Selecting a compact flash card

Remember, most vintage systems had very limited capacity drives. DOS itself has a limit of 8.5 GB, so there is no reason to use a drive larger than 8 GB. So depending on the vintage, even a half gigabyte may be bigger than some systems can handle. You may have to load an overlay to use a drive of even 512 megabytes.

Generally speaking, systems from before 1997 have a limit of 4.2 GB. Pre-1996 systems often have a limit of 2.1 GB. And pre-1996 systems that can’t take a 2 GB drive often can only take a 504 MB drive.

Old MS-DOS versions, such as the ubiquitous DOS 6.22, are limited to disk partitions of 2 GB in size. So if you use a card larger than 2 GB, you’ll have to use multiple partitions.

Given these limitations, it makes sense to select an 8 GB card for late 1990s systems such as late Pentium II systems. Pentiums take better to 2 or 4 GB cards. Late 486 systems take well to 2 GB cards. Early 486 systems and 386 systems are happiest with 512 MB cards.

Connecting the adapter

Here is a compact flash-IDE adapter in use, plugged into an IDE socket on a motherboard.
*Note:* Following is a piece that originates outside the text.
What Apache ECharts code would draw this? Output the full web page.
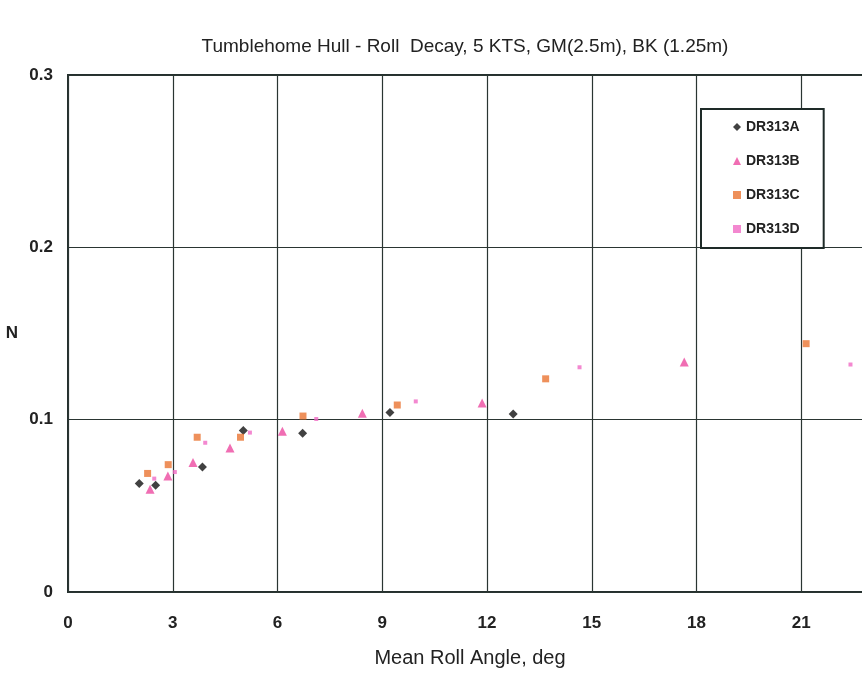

Many adapters just plug straight into the 40-pin IDE connector. The compact flash card plugs into a slot on the adapter. For power, use a 3.5″ floppy drive power connector. And that’s it. The whole setup takes very little space and saves you some cable-routing pain.

Other adapters have a 40-pin socket on them to take an IDE cable like a hard drive does. These setups are better for systems that don’t have a lot of vertical clearance near the IDE connectors, or if you want to connect two drives to a particular IDE connector.
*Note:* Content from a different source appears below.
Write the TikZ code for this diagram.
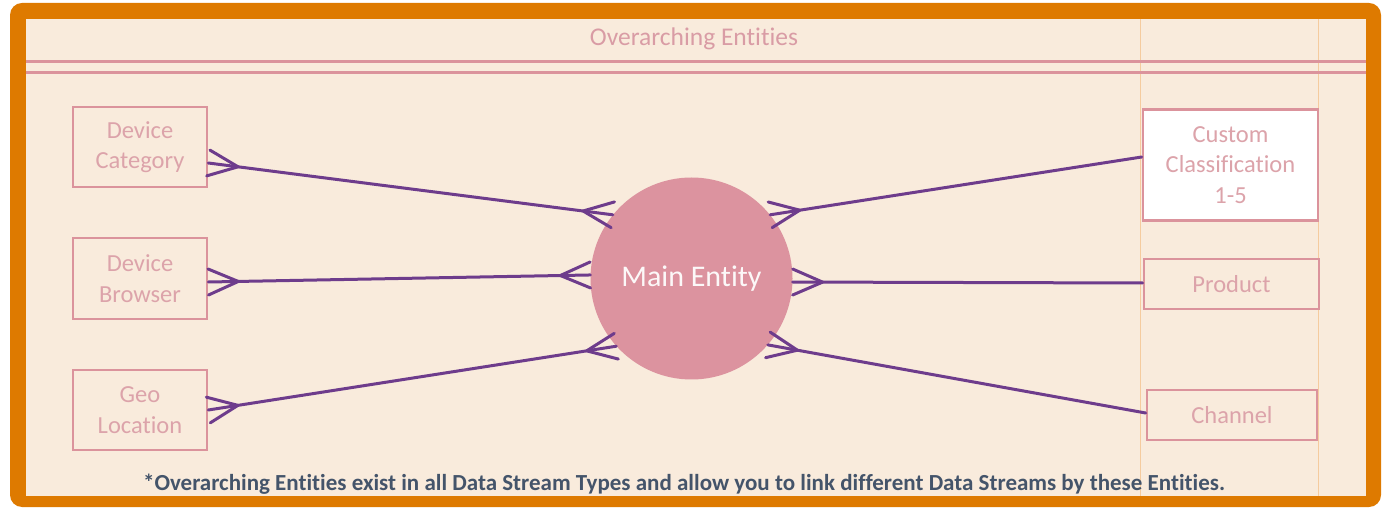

The very nicest adapters bolt onto an ISA bracket inside the machine and allow you to remove the card without opening the machine. These are convenient because you can take the card out of the machine and plug it into a newer PC to copy data onto it easily.

If you don’t have enough 3.5″ floppy power connectors, use a Molex to mini 4-pin power cable adapter to convert the power connector intended for the hard drive into one suitable for the compact flash adapter.

Using compact flash as a hard drive

Once you install MS-DOS on a compact flash drive standing in for a hard drive, you’ll find it’s very fast. DOS itself boots in seconds, and most programs load in seconds. Random writes tend to be a bit slow, but tasks like retro gaming tend not to do a lot of random writes, so you may never notice the limitations of the compact flash in a vintage system.